La sinistra deve pesare su Gaza, oltre la piazza e i talk
Se vuole dimostrarsi forza di governo, manifestazioni e flottiglie non bastano. Bisogna dare idee sulla presenza italiana nel mantenimento della pace. A rischio di dire le stesse cose che dirà la destra.

La sciarada mediorientale è tutt’altro che finita. La tregua può diventare pace, ma le insidie non mancheranno in un sentiero lungo e accidentato. Qui si pone il problema di quale politica intende abbracciare l’opposizione; quella della maggioranza è chiara e s’identifica con le scelte di Trump, nonché di conseguenza con quelle di Netanyahu. Il centrosinistra invece deve fare delle scelte, che peraltro sono nel complesso obbligate.
Finora la coalizione Pd-5s-Avs ha tentato di accreditare un racconto un po’ diverso, in cui un certo merito viene riconosciuto alle manifestazioni di piazza e ai viaggi delle varie flottiglie. Al di là della buona volontà di tanti volontari e militanti, che non si può sottovalutare, non si può tuttavia far intendere che gli sviluppi a Gaza siano il frutto di queste iniziative estemporanee, anziché degli sforzi diplomatici e della forza militare messi in campo o, nel secondo caso, minacciata dall’America. E non si può credere che il giubilo dei palestinesi per la fine dei bombardamenti non esprima anche e forse soprattutto il sollievo per essersi liberati dalla tenaglia di Hamas.
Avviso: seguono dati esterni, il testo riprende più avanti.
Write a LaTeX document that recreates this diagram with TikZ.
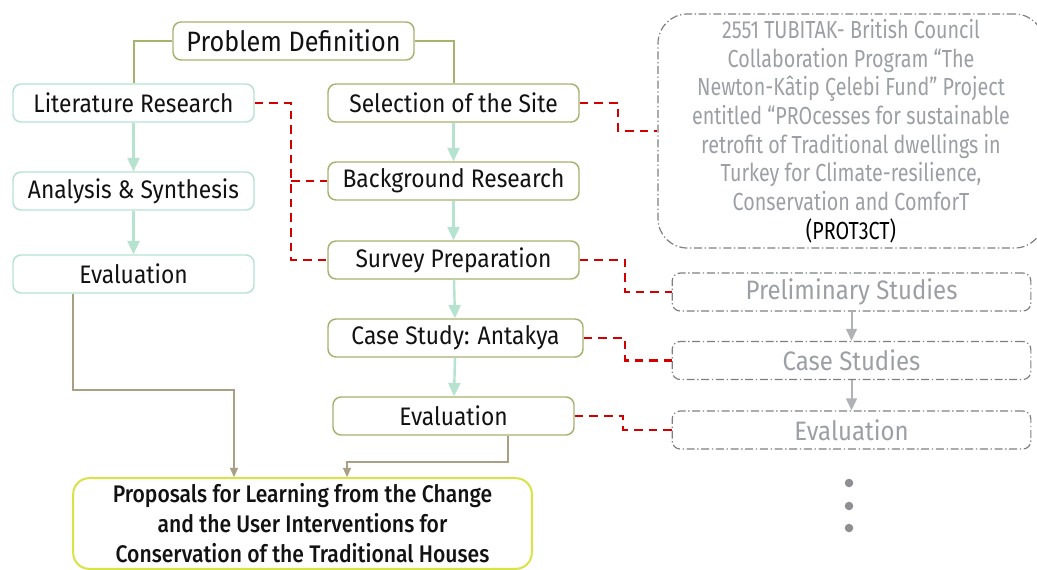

Ne deriva un punto cruciale. La politica estera dell’opposizione sul Medio Oriente non ha margini per distinguersi in modo vistoso dalla politica del centrodestra. Non c’è una linea alternativa a quella seguita dal governo. E si capisce. Di fronte alle grandi crisi internazionali l’Italia segue un cammino fissato dalle alleanze e dalla tradizione. All’infuori di questo si scivola verso posizioni utili per fare polemiche nei talk show e per alimentare risse mediatiche, ma niente di più. Un’opposizione che punti a diventare forza di governo alle prossime elezioni può solo restare fedele alle rotte tracciate non oggi, ma decenni fa: nel quadro della relazione privilegiata con Washington ovvero, quando è il caso, nella cornice dell’Unione europea e della Nato (il che vale per l’Ucraina).
La conseguenza è che il centrosinistra, se non vuole consegnarsi a un permanente ruolo di opposizione, deve guardare avanti. Basta con le diatribe superflue sul fatto che Giorgia Meloni è stata troppo “silenziosa” durante gli attacchi a Gaza, non ha polemizzato abbastanza con Netanyahu, non ha preso la rincorsa per imporre sanzioni a Israele. Tutto questo è acqua passata dopo gli accordi dell’altro giorno, il cessate il fuoco e l’attesa consegna degli ostaggi. Ora il Pd e gli altri hanno l’occasione di voltare pagina e di offrire un contributo alla politica mediorientale prossima ventura. Vediamo come.
Un tema aperto ancora a tutte le soluzioni riguarda la presenza militare nella regione, ovviamente in funzione di controllo della pace. Si è parlato di Carabinieri (molto stimati presso gli alleati) ma anche di altri reparti dell’esercito, probabilmente inquadrati dall’Onu. Ecco un aspetto in cui si può immaginare un’iniziativa del centrosinistra. Invece di attendere inerti le mosse del governo, così da impallinarle a posteriori, agendo sempre di rimessa, il centrosinistra potrebbe avanzare una sua proposta. Un’idea per anticipare la maggioranza, sia pure – è logico – dentro la cornice dell’alleanza che unisce gli occidentali e i paesi arabi moderati. Quale è il rischio? Che sinistra e destra a Roma finiscano per esprimere la stessa posizione, con sfumature minori. Ma più che un rischio, sarebbe un’opportunità. Un paese unito su un grande tema, in sintonia con le maggiori capitali europee che sui grandi temi sono quasi sempre solidali e non alla ricerca di polemiche pretestuose. In più il centrosinistra sarebbe per una volta al centro di un’iniziativa, anziché muoversi in seconda battuta, dando l’impressione di augurarsi il peggio. È un punto sul quale vale la pena riflettere.